The third time is not the charm: 3 ways the Microsoft Surface Pro 3 still fails

Microsoft's third try at creating a laptop-replacement tablet is better, but still has three big problems.

Everyone knows Microsoft's historical modus operandi when moving into a new market: Rush in late to a market someone else defined with an initial, just-barely-good-enough product to ship, refine it in a second version, and then release something fully functional the third time around. That’s how Microsoft turned Windows into the dominant PC operating system, and the company has used the iterative approach over and over again throughout its history.

Now it's trying again in the tablet market with the Surface Pro 3. The first Surface was widely derided for a variety of reasons, and the Surface 2 was marginally better. (See my September 2013 post on Why Microsoft's Surface 2 doesn't fix what's really broken.) But the newly announced Surface 3 seems to have gotten the tech press all hot and bothered. (Of course, the tech press really liked the initial Surfaces, too, and that worked out to the tune of hundreds of millions of dollars in losses.)

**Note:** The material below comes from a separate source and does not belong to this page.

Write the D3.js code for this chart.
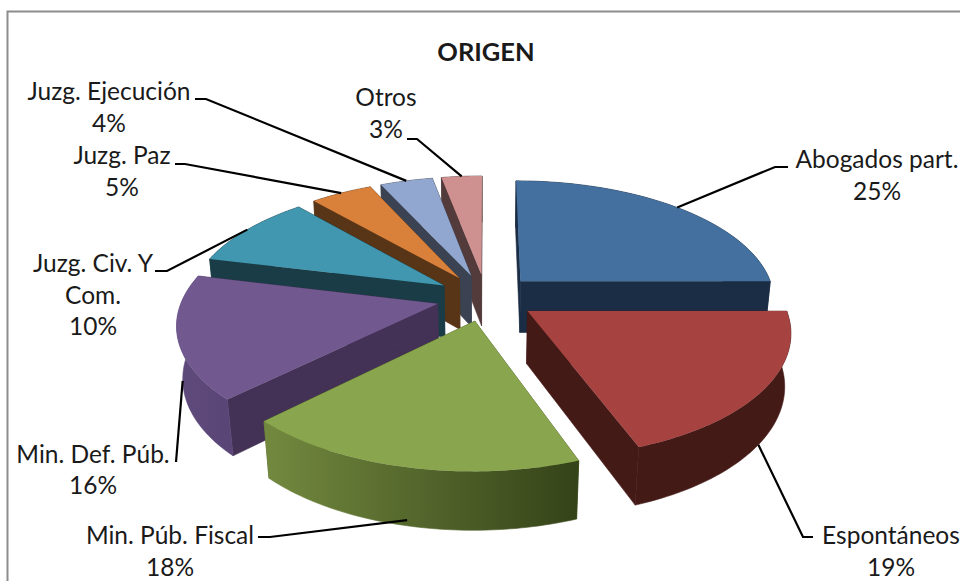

Still, the Surface Pro 3 seems to have addressed many of its predecessors' shortcomings:

·      A bigger, higher-resolution screen

·      Thinner and lighter

·      Longer battery life

·      Full support for legacy Windows apps

·      Multi-position kickstand

Those are not insignificant improvements, but the Surface Pro 3 still has three key shortcomings that will likely keep it from becoming a mainstream laptop replacement:

1. The cost is too damn high

The base price for Surface Pro 3 is $800, but that price is nothing but bait-and-switch. First off, a keyboard costs an extra $130. If Microsoft was really serious about positioning the Surface Pro 3 as a laptop replacement, the keyboard would be included. Second, a Surface Pro 3 with a decent processor (Intel Core i5) and 256GB of storage starts at $1,299. And top-of-the-line models costs $1,950. Plus, you know, another C-Note-plus for the keyboard. You could buy a MacBook Air and an iPad Air for that kind of scratch.

2. Pen computing is a non-starter

Microsoft is cheerfully touting the "large and clunky" stylus that comes with the Surface Pro 3. Who cares? Do you miss a stylus on your laptop? I've been using an older Surface models on and off for months, and I've never once used the stylus. In fact, I think I've already lost the stylus, but I'm not sure. That's not a ringing endorsement.

3. Windows 8 still has an identity problem

Here's perhaps the biggest issue of all. Is Windows 8 a computer operating system or a mobile operating system? We'll, it's both. Microsoft clearly believes that the dividing point between devices comes not between laptops and tablets, but between tablets and smartphones. So it has one OS for laptops and tablets (let's not even talk about the misbegotten Windows RT) and another for smartphones. Apple and Google, on the other hand, have one OS for laptops and another for tablets and smartphones.  

It may seem like an arbitrary distinction, but it's not. The increasing popularity of phablets shows that it's actually a fundamental disconnect. And it means that when using a Surface device as a tablet, it's really a crippled laptop, rather than a big, easy-to-use smartphone. The Surface Pro 3's lack of mobile broadband connectivity simply reinforces the point.

Ultimately, it doesn't make sense to have a combination laptop and tablet unless both parts work well. Even if the Surface Pro 3 is a decent laptop replacement, it also needs to be a good tablet to justify its hefty price tag.

And the jury is still out on that score.